Samorządowe Kolegium Odwoławcze odrzuciło skargę na decyzję wójta gminy Siedlce w sprawie planowanej budowy ferm kurzych w Strzale. Tym samym utrzymało decyzję w mocy.
Wniosek o wydanie decyzji o środowiskowych uwarunkowaniach dla budowy dwóch budynków na chów brojlerów kurzych wraz z infrastrukturą i studnią, inwestor złożył w grudniu 2016 r. Wójt ogłosił postępowanie administracyjne. Już w połowie stycznia 2017 r. około stu mieszkańców zaczęło protestować. Protestujący domagali się rozprawy administracyjnej.
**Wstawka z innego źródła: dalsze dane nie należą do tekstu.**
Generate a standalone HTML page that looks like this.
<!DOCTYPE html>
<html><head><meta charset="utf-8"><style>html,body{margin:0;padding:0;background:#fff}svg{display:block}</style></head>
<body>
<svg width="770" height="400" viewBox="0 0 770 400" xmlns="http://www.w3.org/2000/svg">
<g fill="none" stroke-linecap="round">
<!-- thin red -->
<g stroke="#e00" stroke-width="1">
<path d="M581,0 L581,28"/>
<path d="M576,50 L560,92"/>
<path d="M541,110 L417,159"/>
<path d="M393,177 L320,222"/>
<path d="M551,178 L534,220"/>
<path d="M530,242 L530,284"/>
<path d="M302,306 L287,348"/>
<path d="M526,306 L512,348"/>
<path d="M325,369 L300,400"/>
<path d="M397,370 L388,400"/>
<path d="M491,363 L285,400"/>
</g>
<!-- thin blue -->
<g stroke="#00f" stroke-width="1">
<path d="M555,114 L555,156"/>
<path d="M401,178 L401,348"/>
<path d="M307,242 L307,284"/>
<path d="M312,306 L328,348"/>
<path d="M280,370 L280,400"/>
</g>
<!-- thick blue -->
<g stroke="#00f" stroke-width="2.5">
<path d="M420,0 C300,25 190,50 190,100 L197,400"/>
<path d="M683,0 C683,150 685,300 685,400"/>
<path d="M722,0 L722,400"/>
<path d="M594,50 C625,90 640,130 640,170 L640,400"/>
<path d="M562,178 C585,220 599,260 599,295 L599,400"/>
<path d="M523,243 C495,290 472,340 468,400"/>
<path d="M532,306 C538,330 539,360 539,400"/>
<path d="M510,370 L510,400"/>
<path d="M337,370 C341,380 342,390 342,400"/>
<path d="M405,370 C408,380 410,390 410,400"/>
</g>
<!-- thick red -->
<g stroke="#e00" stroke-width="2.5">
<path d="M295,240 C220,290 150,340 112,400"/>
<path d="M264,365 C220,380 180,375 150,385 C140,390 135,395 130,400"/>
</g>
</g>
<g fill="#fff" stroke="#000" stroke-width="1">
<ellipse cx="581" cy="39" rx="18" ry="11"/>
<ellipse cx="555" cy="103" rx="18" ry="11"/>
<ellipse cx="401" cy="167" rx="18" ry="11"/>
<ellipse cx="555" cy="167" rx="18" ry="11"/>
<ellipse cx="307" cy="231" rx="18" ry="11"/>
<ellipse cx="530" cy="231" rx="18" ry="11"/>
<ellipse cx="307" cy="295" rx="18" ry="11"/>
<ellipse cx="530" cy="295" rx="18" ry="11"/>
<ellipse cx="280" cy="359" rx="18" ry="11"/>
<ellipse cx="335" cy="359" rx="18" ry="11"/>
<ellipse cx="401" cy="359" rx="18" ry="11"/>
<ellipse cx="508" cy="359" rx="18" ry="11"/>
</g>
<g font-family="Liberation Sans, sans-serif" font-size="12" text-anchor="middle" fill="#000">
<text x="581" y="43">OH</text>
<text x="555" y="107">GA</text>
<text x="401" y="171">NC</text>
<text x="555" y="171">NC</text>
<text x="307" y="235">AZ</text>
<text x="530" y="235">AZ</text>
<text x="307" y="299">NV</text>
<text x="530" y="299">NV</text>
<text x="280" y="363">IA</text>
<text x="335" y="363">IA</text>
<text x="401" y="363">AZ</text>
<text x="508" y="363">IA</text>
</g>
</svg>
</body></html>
Kilka tygodni potem inwestor zmniejszył planowaną powierzchnię jednego z budynków z 2340 na 2160 m kwadratowych. Do połowy 2017 r. na wniosek kolejnych instytucji monitorujących przygotowania, dokumentacja była uzupełniana, wpływały też protesty.
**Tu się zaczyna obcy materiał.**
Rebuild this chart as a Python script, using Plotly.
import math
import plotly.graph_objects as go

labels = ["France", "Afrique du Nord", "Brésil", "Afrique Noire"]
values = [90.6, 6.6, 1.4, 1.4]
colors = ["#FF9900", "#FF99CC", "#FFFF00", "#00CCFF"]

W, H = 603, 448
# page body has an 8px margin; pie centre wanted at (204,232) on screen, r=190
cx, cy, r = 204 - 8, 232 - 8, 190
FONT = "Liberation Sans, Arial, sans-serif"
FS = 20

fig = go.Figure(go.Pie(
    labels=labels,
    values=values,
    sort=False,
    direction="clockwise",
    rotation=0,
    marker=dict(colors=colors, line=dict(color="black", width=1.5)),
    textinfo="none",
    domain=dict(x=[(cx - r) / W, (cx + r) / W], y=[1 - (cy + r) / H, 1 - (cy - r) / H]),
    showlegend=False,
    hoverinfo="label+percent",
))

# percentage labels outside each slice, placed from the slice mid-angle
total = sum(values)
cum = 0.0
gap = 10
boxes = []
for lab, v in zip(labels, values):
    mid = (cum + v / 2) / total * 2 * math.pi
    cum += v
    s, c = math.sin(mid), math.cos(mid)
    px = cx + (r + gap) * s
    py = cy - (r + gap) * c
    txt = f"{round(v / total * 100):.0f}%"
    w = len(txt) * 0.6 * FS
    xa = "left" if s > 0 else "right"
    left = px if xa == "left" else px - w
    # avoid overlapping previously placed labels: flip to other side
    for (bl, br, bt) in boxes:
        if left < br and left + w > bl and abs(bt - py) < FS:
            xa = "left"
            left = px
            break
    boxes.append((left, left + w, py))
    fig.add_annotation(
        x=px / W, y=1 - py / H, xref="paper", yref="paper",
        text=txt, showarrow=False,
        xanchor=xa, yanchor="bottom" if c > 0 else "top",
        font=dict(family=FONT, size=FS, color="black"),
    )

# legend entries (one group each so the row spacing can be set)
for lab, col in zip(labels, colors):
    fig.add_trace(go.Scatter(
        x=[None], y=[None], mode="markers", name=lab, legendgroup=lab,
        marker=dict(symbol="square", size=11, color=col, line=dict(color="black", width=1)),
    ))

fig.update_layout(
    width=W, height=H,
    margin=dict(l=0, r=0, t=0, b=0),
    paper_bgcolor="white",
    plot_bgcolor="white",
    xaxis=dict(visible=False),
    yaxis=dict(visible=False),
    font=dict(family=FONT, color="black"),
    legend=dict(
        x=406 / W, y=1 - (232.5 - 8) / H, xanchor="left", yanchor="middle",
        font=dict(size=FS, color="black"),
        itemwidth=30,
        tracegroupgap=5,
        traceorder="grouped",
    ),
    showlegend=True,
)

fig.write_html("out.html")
Ostatecznie Powiatowy Inspektor Sanitarny zaopiniował negatywnie projekt. Regionalny Dyrektor Ochrony Środowiska w Warszawie dał inwestycji zielone światło. Trwały dalsze przygotowania. W styczniu 2018 r. na wniosek wójta odbyła się rozprawa administracyjna, inwestor składał wyjaśnienia. W lutym tego roku wójt zwrócił się do Państwowego Gospodarstwa Wodnego Wody Polskie RZGW w Lublinie o uzgodnienie warunków realizacji przedsięwzięcia. Kolejne rozprawy administracyjne odbyły się w kwietniu i lipcu 2018 r.
Decyzja zapadła 7 września. Wójt gminy Siedlce odmówił określenia środowiskowych uwarunkowań. Wziął pod uwagę stanowisko mieszkańców wsi a także inne argumenty - bliskie położenie planowanej budowy od granic Obszaru Natura 2000, Doliny Liwca, Ostoi Nadliwieckiej i Rezerwatu Przyrody Stawy Siedleckie. Od decyzji do Samorządowego Kolegium Odwoławczego odwołały się dwie osoby, w tym inwestor.
Samorządowe Kolegium utrzymało decyzję wójta w mocy. W uzasadnieniu czytamy: „Przedmiotowa inwestycja została zaliczona do przedsięwzięć mogących zawsze znacząco oddziaływać na środowisko”. W dalszej części uzasadnienia czytamy: „Kolegium stwierdza, iż za bezsprzeczne w przedmiotowej sprawie uznać należy, że droga dojazdowa do budynków inwentarskich oraz przyłącze wodociągowe stanowią element niezbędnej infrastruktury przedmiotowego przedsięwzięcia, bez których planowana inwestycja nie mogłaby funkcjonować a tym samym są integralną częścią inwestycji”. Chodziło o to, że planowane przedsięwzięcie budowy dwóch budynków inwentarskich, wraz z infrastrukturą towarzyszącą, miały być realizowane na działkach oznaczonych w Miejscowym Planie Zagospodarowania Przestrzennego jako zabudowa mieszkaniowa, a na to nie pozwala prawo.
Jak można przeczytać w uzasadnieniu, Kolegium dokonało szczegółowej analizy zebranego materiału, w tym badań oddziaływania na powietrze, wodę, wpływu na warunki życia mieszkańców. Uwzględniło też protesty i podtrzymało decyzję wójta w mocy.
Od tej decyzji skarżący mogą odwołać się do Wojewódzkiego Sądu Administracyjnego.